What does it say about a country's criminal law policies when an estimate emerges positing that as many as 16 additional federal prisons might need to be built in the near horizon to house an ever-ballooning inmate population?
Oh, and there's this: The estimated price tag for all that construction intended to keep people behind bars runs north of $5.5 billion.
Such notable -- some readers might prefer an appellation more along the lines of "staggering" or "eye-popping" -- numbers come courtesy of a recently written article appearing in The Hill, a widely read Washington, D.C.-based publication addressing politics and matters of national scope.
That piece notes the obvious, namely, that federal prisons across the United States are sorely overtaxed by inmate overloading.
Here are a couple of additionally germane numbers for readers to digest: Reportedly, federal penitentiaries are running on average at about 136-percent capacity, with some prisons having bloated inmate populations that are about 50 percent above stated capacity.
Is there an overriding factor contributing to such swelling? That is, can a single catalyst be pointed to that immediately sheds light on why America's prisons are dangerously overcrowded?
There certainly is, and it can be traced back to drug laws enacted in prior decades that resulted in mandatory minimum sentences for high numbers of federal prisoners.
Many commentators on drug policy, including the writer contributing the above-cited article to The Hill, lament that mandatory minimums have had the nasty effect of ensnaring high numbers of nonviolent drug offenders who would be better served by shorter sentencing or even alternative dispositions (think probation, community programs, treatment centers and so forth).

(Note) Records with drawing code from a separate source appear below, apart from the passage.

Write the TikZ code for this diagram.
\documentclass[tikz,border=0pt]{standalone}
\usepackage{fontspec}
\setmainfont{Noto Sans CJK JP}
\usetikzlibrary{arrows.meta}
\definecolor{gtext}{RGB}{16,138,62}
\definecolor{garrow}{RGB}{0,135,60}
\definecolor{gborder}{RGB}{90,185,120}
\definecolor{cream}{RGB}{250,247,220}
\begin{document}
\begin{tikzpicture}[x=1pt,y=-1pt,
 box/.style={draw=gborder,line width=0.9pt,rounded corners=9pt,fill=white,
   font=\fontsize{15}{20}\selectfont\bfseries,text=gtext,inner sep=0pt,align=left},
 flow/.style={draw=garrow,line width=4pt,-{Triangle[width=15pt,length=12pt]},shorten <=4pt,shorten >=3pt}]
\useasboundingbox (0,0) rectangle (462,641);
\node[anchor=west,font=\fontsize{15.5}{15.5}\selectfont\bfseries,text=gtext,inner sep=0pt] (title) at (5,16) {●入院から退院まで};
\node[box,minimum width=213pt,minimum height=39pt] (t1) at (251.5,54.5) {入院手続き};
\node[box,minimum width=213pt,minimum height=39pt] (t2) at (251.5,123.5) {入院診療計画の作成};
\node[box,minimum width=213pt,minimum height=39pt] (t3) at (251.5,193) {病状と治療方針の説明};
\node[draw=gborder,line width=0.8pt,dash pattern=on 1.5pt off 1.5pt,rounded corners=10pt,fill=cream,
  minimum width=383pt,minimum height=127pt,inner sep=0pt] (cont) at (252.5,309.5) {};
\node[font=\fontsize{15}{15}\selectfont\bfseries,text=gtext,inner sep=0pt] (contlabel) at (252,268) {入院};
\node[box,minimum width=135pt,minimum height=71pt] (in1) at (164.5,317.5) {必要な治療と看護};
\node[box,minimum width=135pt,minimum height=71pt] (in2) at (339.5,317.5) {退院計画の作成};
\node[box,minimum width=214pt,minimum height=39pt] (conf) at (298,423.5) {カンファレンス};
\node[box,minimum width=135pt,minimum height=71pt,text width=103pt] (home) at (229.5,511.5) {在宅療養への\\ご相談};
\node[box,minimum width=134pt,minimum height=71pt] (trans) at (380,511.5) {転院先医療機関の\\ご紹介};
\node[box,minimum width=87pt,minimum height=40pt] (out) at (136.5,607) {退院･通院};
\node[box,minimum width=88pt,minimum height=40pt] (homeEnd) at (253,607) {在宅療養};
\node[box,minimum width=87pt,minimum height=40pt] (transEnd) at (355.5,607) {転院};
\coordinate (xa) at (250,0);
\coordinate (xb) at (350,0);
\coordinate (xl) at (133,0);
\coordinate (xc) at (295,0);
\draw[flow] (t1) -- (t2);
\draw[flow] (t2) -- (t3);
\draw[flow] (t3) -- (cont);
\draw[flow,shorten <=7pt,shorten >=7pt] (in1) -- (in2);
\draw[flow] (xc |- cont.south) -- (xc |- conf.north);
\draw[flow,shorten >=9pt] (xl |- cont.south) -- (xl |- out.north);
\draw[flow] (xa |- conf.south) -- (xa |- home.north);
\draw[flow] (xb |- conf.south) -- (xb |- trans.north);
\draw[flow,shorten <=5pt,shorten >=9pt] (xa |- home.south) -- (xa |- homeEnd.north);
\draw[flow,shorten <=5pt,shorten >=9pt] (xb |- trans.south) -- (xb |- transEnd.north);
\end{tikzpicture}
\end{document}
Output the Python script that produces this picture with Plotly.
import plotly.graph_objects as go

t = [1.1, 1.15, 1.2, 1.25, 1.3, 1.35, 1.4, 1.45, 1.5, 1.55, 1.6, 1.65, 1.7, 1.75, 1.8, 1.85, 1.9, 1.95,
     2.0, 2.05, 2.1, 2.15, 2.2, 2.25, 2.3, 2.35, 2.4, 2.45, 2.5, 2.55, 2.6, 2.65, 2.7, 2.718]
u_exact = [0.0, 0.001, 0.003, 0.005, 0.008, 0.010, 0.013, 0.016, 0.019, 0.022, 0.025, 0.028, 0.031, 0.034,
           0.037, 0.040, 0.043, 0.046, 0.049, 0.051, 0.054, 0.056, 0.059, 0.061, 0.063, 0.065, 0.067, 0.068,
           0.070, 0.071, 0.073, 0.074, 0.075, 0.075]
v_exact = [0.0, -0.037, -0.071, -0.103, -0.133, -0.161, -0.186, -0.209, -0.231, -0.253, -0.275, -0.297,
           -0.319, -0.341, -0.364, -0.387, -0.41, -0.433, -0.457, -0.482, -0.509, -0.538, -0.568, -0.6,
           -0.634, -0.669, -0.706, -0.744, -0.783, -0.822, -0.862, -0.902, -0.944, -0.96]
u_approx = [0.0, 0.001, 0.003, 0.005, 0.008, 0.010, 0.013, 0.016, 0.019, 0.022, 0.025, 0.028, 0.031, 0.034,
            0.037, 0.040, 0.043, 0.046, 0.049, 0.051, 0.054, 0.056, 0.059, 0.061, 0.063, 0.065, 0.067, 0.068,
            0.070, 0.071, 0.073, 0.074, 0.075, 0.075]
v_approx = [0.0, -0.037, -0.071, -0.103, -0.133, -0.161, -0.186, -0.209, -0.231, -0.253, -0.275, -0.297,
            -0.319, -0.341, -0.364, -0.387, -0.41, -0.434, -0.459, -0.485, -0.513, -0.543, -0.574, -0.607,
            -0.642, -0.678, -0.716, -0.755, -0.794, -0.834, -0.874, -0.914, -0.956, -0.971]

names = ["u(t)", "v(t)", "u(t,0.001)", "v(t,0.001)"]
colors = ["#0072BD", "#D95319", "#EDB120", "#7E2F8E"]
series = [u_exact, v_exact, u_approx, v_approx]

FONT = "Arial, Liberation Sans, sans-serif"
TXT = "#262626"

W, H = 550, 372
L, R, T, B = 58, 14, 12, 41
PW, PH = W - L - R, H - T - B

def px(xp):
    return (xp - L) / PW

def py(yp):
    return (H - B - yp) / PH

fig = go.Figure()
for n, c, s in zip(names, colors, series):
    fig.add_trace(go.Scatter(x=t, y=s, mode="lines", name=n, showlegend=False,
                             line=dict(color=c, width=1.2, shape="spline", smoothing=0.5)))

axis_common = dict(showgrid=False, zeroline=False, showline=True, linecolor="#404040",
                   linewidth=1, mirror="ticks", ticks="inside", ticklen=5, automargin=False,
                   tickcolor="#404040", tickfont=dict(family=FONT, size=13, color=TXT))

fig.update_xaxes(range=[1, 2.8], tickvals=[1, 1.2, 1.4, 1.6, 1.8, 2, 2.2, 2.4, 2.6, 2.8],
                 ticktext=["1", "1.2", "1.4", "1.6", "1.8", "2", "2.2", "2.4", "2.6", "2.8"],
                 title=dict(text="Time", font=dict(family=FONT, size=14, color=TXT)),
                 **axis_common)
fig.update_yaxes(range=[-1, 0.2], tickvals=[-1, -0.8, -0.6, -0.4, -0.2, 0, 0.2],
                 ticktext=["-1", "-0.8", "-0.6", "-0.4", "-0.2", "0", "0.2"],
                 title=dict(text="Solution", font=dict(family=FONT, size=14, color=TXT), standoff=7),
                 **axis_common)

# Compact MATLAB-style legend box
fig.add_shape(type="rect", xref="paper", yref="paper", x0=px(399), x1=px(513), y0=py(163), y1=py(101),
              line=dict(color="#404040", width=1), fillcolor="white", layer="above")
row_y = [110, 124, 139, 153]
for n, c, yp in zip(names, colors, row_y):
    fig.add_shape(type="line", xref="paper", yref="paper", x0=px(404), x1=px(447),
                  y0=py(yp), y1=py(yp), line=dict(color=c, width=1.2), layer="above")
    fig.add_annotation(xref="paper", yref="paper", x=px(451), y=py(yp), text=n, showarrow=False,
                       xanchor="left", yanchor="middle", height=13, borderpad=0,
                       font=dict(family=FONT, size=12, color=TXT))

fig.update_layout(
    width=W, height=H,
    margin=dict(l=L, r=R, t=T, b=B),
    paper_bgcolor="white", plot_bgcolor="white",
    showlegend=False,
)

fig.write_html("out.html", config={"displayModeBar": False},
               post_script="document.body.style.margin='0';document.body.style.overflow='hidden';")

Reportedly, federal drug offenders presently serve "average" prison terms of about 11 years, with about half of all inmates locked up in federal facilities being convicted of some type of drug offense.
One alternative being suggested to the construction of all those prisons noted above would be reform legislation that takes the sting out of mandatory minimum sentencing outcomes that are routinely pushed by many prosecutors. Making adjustments and emphasizing other outcomes such as those referenced in the preceding paragraph would logically reduce prison bloat, especially if changes were applied retroactively.
There is no question that criminal sentencing reform is a hot-button topic presently across the country, both in state legislatures and on Capitol Hill.
We will continue to duly report material developments that occur to readers.